Kurang lebih 2 bulan lamanya bapak dirawat di RS Siloam Kelapa Dua. Dalam dua bulan itu pula ada banyak kisah perjuangan bapak untuk sembuh yang mengurai banyak air mata.
Kisah perjuangan 60 hari perawatan bapak di RS Siloam Kelapa Dua akan saya ceritakan pada tulisan berikutnya.
Pelajaran apa yang bisa kita ambil dari kejadian ini?
Perjuangan sulitnya mendapatkan RS ini terjadi di awal-awal pandemi covid-19. Tak terbayangkan lagi bagaimana sulitnya sekarang di saat kasus terkonfirmasi covid-19 terus meningkat.

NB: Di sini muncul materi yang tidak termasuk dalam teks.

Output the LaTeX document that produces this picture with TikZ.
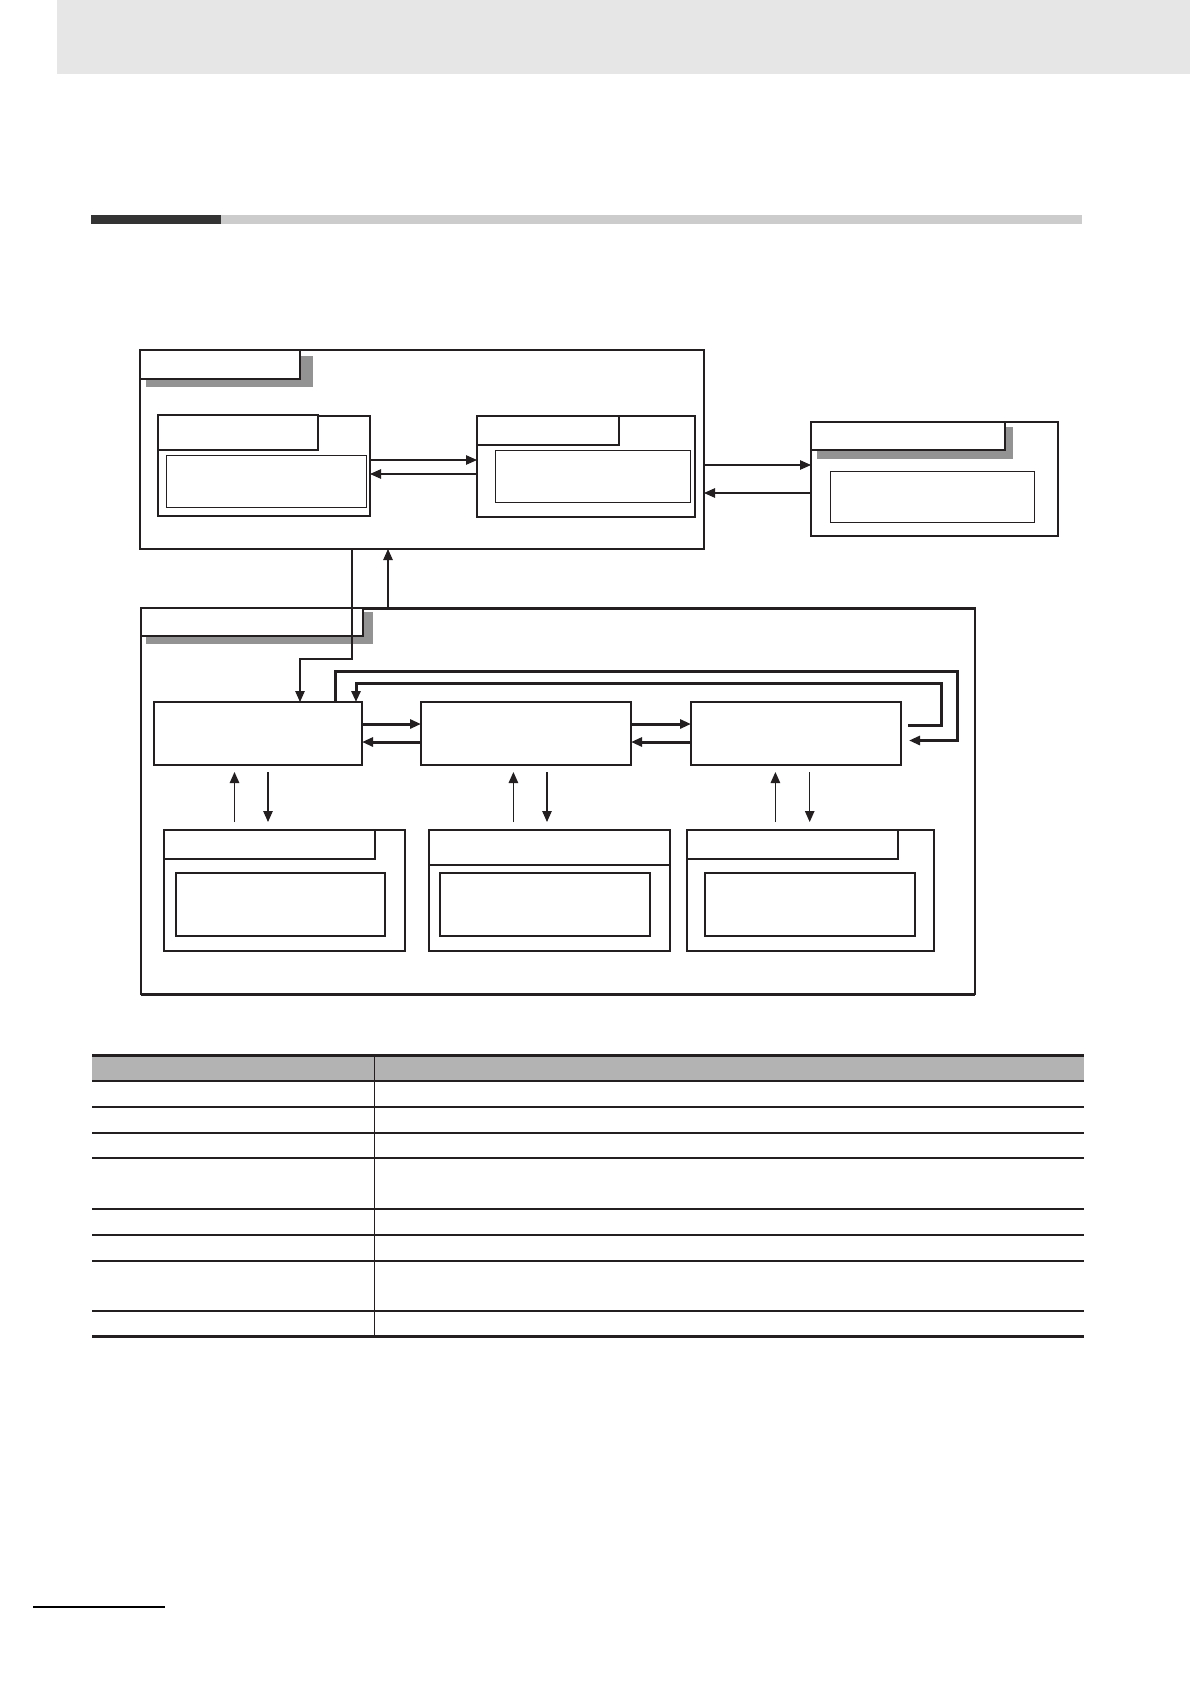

Saat ini, RS Rujukan covid-19 di beberapa kota dikabarkan telah penuh. Pemerintah menyiapkan beberapa hotel sebagai tempat isolasi mandiri pasien covid-19.
Untuk pasien OTG, tentu tidak akan jadi masalah diisolasi di mana pun juga. Yang jadi masalah adalah bagi pasien dengan usia lansia atau dengan penyakit penyerta yang tidak sekadar memerlukan tempat untuk mengisolasi diri, tetapi juga peralatan medis yang memadai khususnya ventilator.
Bisa dibilang, ketersediaan ventilator sangat terbatas. Banyak pasien covid-19 yang dikabarkan harus antri menggunakan ventilator padahal kondisi paru-paru yang terpapar buruk oleh virus corona memerlukan bantuan ventilator segera.
Jika terlambat diberikan bantuan ventilator, maka akibatnya bisa fatal, gagal pernafasan dan menyebabkan kematian.
Karena itu sebelum terjadi, jauh lebih baik untuk mencegah dari pada mengobati. Tetaplah patuhi protokol kesehatan dengan disiplin agar kita terhindar dari penularan virus corona yang berbahaya ini.